Prosecutors never charged Dow with the third homicide of a woman named Lee Laursen, but suggested at trial that he killed her to prevent her from snitching. Court records show she was engaged to his alleged accomplice in the double homicide.

Mouton testified that Dow made vague references to all three killings when they bumped into each other on the Las Vegas strip around December 2005.

However, a new investigation by a prosecutor under San Francisco District Attorney Chesa Boudin determined that Mouton was locked up at the time. The prosecutor, Lateef Gray, discovered booking records from the Atlanta area showing that Mouton was in jail during the relevant dates.

Dow also only recently discovered that Mouton was promised leniency and money in an unrelated federal case in return for his testimony, according to a court filing by his attorney. Mouton faced up to 40 years for pleading guilty to a federal charge for sex trafficking a minor when he testified against Dow.

Among the statements Mouton has recanted is that he knew Dow from growing up in the Fillmore. Mouton was raised in Hunters Point.

“They paid this dude to act like he grew up around me,” Dow said. “He lied.”

Dow is now asking a judge to reverse his conviction in light of the new evidence, which his attorney argues should have been disclosed to the defense. A hearing on the matter is set for late September.

“I want to go home,” Dow said. “I want to get my freedom back. That’s the bottom line.”

The Clark County District Attorney’s Office has not returned requests for comment.

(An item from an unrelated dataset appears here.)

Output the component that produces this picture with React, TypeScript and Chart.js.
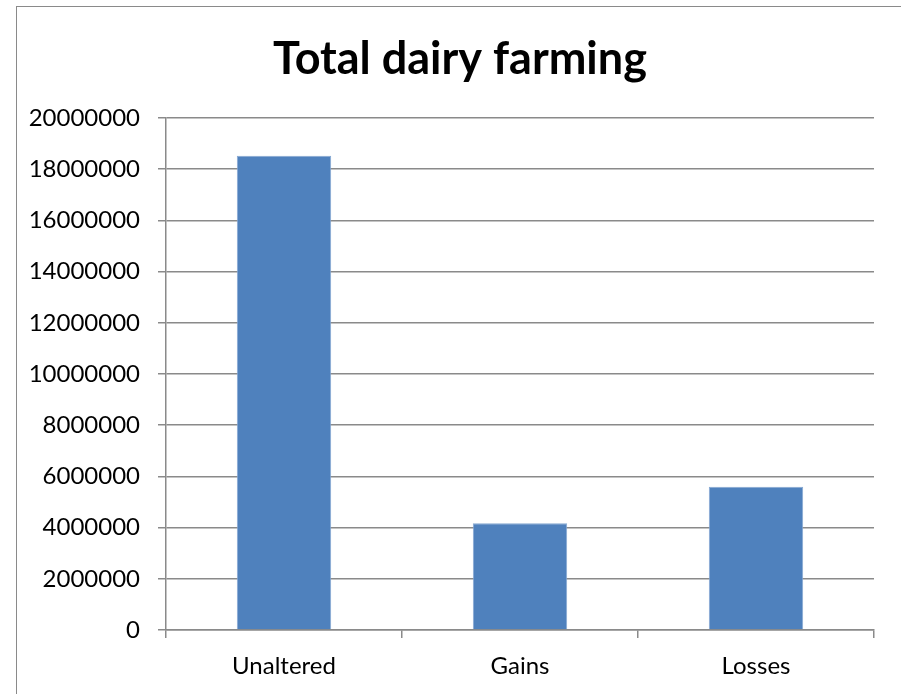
import React, { useEffect, useRef } from "react";
import { Chart, registerables } from "chart.js";

Chart.register(...registerables);

const categories: string[] = ["Unaltered", "Gains", "Losses"];
const totals: number[] = [18530000, 4170000, 5600000];
const chartTitle = "Total dairy farming";
const yMin = 0;
const yMax = 20000000;
const yStep = 2000000;

const FONT = "Lato, 'Liberation Sans', sans-serif";
const AXIS_GRAY = "#8a8a8a";

const titlePlugin = {
  id: "frameTitle",
  afterDraw(chart: Chart) {
    const ctx = chart.ctx;
    ctx.save();
    ctx.font = `bold 45px ${FONT}`;
    ctx.fillStyle = "#000";
    ctx.textAlign = "center";
    ctx.textBaseline = "alphabetic";
    ctx.fillText(chartTitle, 460, 74);
    ctx.restore();
  },
};

export default function App() {
  const canvasRef = useRef<HTMLCanvasElement | null>(null);

  useEffect(() => {
    if (!canvasRef.current) return;
    const chart = new Chart(canvasRef.current, {
      type: "bar",
      data: {
        labels: categories,
        datasets: [
          {
            label: chartTitle,
            data: totals,
            backgroundColor: "#4F81BD",
            borderColor: "#86a8d2",
            borderWidth: 1,
            categoryPercentage: 1,
            barPercentage: 0.4,
          },
        ],
      },
      options: {
        responsive: false,
        animation: false,
        layout: { padding: { top: 118, right: 27, left: 0, bottom: 0 } },
        plugins: {
          legend: { display: false },
          title: { display: false },
          tooltip: { enabled: false },
        },
        scales: {
          x: {
            grid: {
              display: true,
              drawOnChartArea: false,
              drawTicks: true,
              tickLength: 8,
              color: AXIS_GRAY,
              lineWidth: 1.5,
              offset: true,
            },
            border: { display: true, color: AXIS_GRAY, width: 1.5 },
            ticks: {
              color: "#000",
              font: { family: FONT, size: 24 },
              padding: 14,
              maxRotation: 0,
            },
            afterFit(scale: any) {
              scale.height = 64;
            },
          },
          y: {
            min: yMin,
            max: yMax,
            grid: {
              color: AXIS_GRAY,
              lineWidth: 1.5,
              tickLength: 8,
              drawTicks: true,
            },
            border: { display: true, color: AXIS_GRAY, width: 1.5 },
            ticks: {
              stepSize: yStep,
              color: "#000",
              font: { family: FONT, size: 24 },
              padding: 18,
              callback: (v: any) => String(v),
            },
            afterFit(scale: any) {
              scale.width = 166;
            },
          },
        },
      },
      plugins: [titlePlugin],
    });
    return () => chart.destroy();
  }, []);

  return (
    <div
      style={{
        position: "absolute",
        left: 0,
        top: 0,
        width: 901,
        height: 694,
        overflow: "hidden",
        background: "#fff",
      }}
    >
      <div
        style={{
          position: "absolute",
          left: 16,
          top: 6,
          width: 1000,
          height: 1000,
          borderLeft: `1px solid ${AXIS_GRAY}`,
          borderTop: `1px solid ${AXIS_GRAY}`,
        }}
      />
      <canvas
        ref={canvasRef}
        width={901}
        height={694}
        style={{ position: "absolute", left: 0, top: 0 }}
      />
    </div>
  );
}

Whether Mouton recanting his testimony is enough for Dow to secure his freedom remains to be seen. A ruling Monday in a separate but related case didn’t bode well for him. 

The Nevada Court of Appeals found that prosecutors presented “significant” evidence against him beyond Mouton’s testimony, including Dow inviting the victims to Las Vegas, the footage of them leaving the hotel, and lyrics from one of his raps about gunshots, dead people, snitching and being on the run.